# [What is required]
Omit all pictures, then retype the data exactly as given.

Supplied material start

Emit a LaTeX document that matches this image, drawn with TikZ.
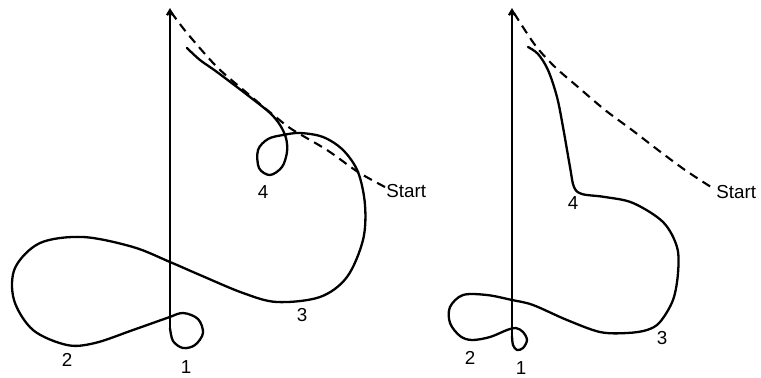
\documentclass[tikz,border=0pt]{standalone}
\usepackage{fontspec}
\setmainfont{Liberation Sans}
\usetikzlibrary{arrows.meta}
\begin{document}
\begin{tikzpicture}[x=0.5pt,y=-0.5pt,
  traj/.style={line width=1.15pt, line cap=round, line join=round},
  ideal/.style={line width=1.05pt, dash pattern=on 4.5pt off 3pt},
  axisline/.style={line width=1.15pt, -{Straight Barb[length=2.5pt,width=3pt]}},
  lbl/.style={font=\fontsize{9.4}{10}\selectfont, inner sep=0pt}]
\useasboundingbox (0,0) rectangle (761,377);
% ---------------- left diagram ----------------
\coordinate (Lbot) at (170,330);
\coordinate (Ltop) at (170,8);
\draw[axisline] (Lbot) -- (Ltop);
\draw[traj] plot[smooth, tension=0.55] coordinates {
 (187,48) (200,60) (217,72) (250,97) (270,113) (280,125) (286,138) (287,152) (282,167) (270,175)
 (259,168) (258,150) (268,139) (283,135) (300,133) (323,137) (343,150) (358,172) (365,205)
 (363,240) (347,277) (320,297) (277,302) (243,293) (200,275) (170,262) (133,247) (83,237)
 (40,243) (15,268) (14,300) (33,330) (67,345) (95,343) (133,330) (167,318) (183,313)
 (198,319) (203,333) (195,345) (183,348) (173,341) (170,328)};
\draw[ideal] plot[smooth, tension=0.5] coordinates {
 (171,12) (187,33) (217,67) (247,93) (277,118) (293,130) (327,150) (358,172) (385,187)};
\node[lbl, anchor=west] (Lstart) at (386,191) {Start};
\node[lbl] (L4) at (263,192) {4};
\node[lbl] (L3) at (302,315) {3};
\node[lbl] (L2) at (67,360) {2};
\node[lbl] (L1) at (186,367) {1};
% ---------------- right diagram ----------------
\coordinate (Rbot) at (512,337);
\coordinate (Rtop) at (512,8);
\draw[axisline] (Rbot) -- (Rtop);
\draw[traj] plot[smooth, tension=0.55] coordinates {
 (528,47) (538,54) (548,70) (557,97) (563,127) (570,167) (574,187) (582,194) (605,197)
 (633,203) (663,222) (677,247) (678,273) (673,300) (660,322) (647,330) (627,333) (600,332)
 (567,320) (533,305) (512,300) (487,295) (463,295) (450,307) (450,323) (460,336) (472,340)
 (490,337) (507,330) (516,328) (523,332) (527,340) (523,348) (517,350) (513,345) (512,336)};
\draw[ideal] plot[smooth, tension=0.5] coordinates {
 (514,13) (535,45) (555,67) (578,87) (605,110) (632,130) (658,150) (685,170) (711,187)};
\node[lbl, anchor=west] (Rstart) at (716,192) {Start};
\node[lbl] (R4) at (573,203) {4};
\node[lbl] (R3) at (662,338) {3};
\node[lbl] (R2) at (470,358) {2};
\node[lbl] (R1) at (521,368) {1};
\end{tikzpicture}
\end{document}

Supplied material end

# [Expected output]
Emit a LaTeX document that matches this image, drawn with TikZ.
\documentclass[tikz,border=0pt]{standalone}
\usepackage{fontspec}
\setmainfont{Liberation Sans}
\usetikzlibrary{arrows.meta}
\begin{document}
\begin{tikzpicture}[x=0.5pt,y=-0.5pt,
  traj/.style={line width=1.15pt, line cap=round, line join=round},
  ideal/.style={line width=1.05pt, dash pattern=on 4.5pt off 3pt},
  axisline/.style={line width=1.15pt, -{Straight Barb[length=2.5pt,width=3pt]}},
  lbl/.style={font=\fontsize{9.4}{10}\selectfont, inner sep=0pt}]
\useasboundingbox (0,0) rectangle (761,377);
% ---------------- left diagram ----------------
\coordinate (Lbot) at (170,330);
\coordinate (Ltop) at (170,8);
\draw[axisline] (Lbot) -- (Ltop);
\draw[traj] plot[smooth, tension=0.55] coordinates {
 (187,48) (200,60) (217,72) (250,97) (270,113) (280,125) (286,138) (287,152) (282,167) (270,175)
 (259,168) (258,150) (268,139) (283,135) (300,133) (323,137) (343,150) (358,172) (365,205)
 (363,240) (347,277) (320,297) (277,302) (243,293) (200,275) (170,262) (133,247) (83,237)
 (40,243) (15,268) (14,300) (33,330) (67,345) (95,343) (133,330) (167,318) (183,313)
 (198,319) (203,333) (195,345) (183,348) (173,341) (170,328)};
\draw[ideal] plot[smooth, tension=0.5] coordinates {
 (171,12) (187,33) (217,67) (247,93) (277,118) (293,130) (327,150) (358,172) (385,187)};
\node[lbl, anchor=west] (Lstart) at (386,191) {Start};
\node[lbl] (L4) at (263,192) {4};
\node[lbl] (L3) at (302,315) {3};
\node[lbl] (L2) at (67,360) {2};
\node[lbl] (L1) at (186,367) {1};
% ---------------- right diagram ----------------
\coordinate (Rbot) at (512,337);
\coordinate (Rtop) at (512,8);
\draw[axisline] (Rbot) -- (Rtop);
\draw[traj] plot[smooth, tension=0.55] coordinates {
 (528,47) (538,54) (548,70) (557,97) (563,127) (570,167) (574,187) (582,194) (605,197)
 (633,203) (663,222) (677,247) (678,273) (673,300) (660,322) (647,330) (627,333) (600,332)
 (567,320) (533,305) (512,300) (487,295) (463,295) (450,307) (450,323) (460,336) (472,340)
 (490,337) (507,330) (516,328) (523,332) (527,340) (523,348) (517,350) (513,345) (512,336)};
\draw[ideal] plot[smooth, tension=0.5] coordinates {
 (514,13) (535,45) (555,67) (578,87) (605,110) (632,130) (658,150) (685,170) (711,187)};
\node[lbl, anchor=west] (Rstart) at (716,192) {Start};
\node[lbl] (R4) at (573,203) {4};
\node[lbl] (R3) at (662,338) {3};
\node[lbl] (R2) at (470,358) {2};
\node[lbl] (R1) at (521,368) {1};
\end{tikzpicture}
\end{document}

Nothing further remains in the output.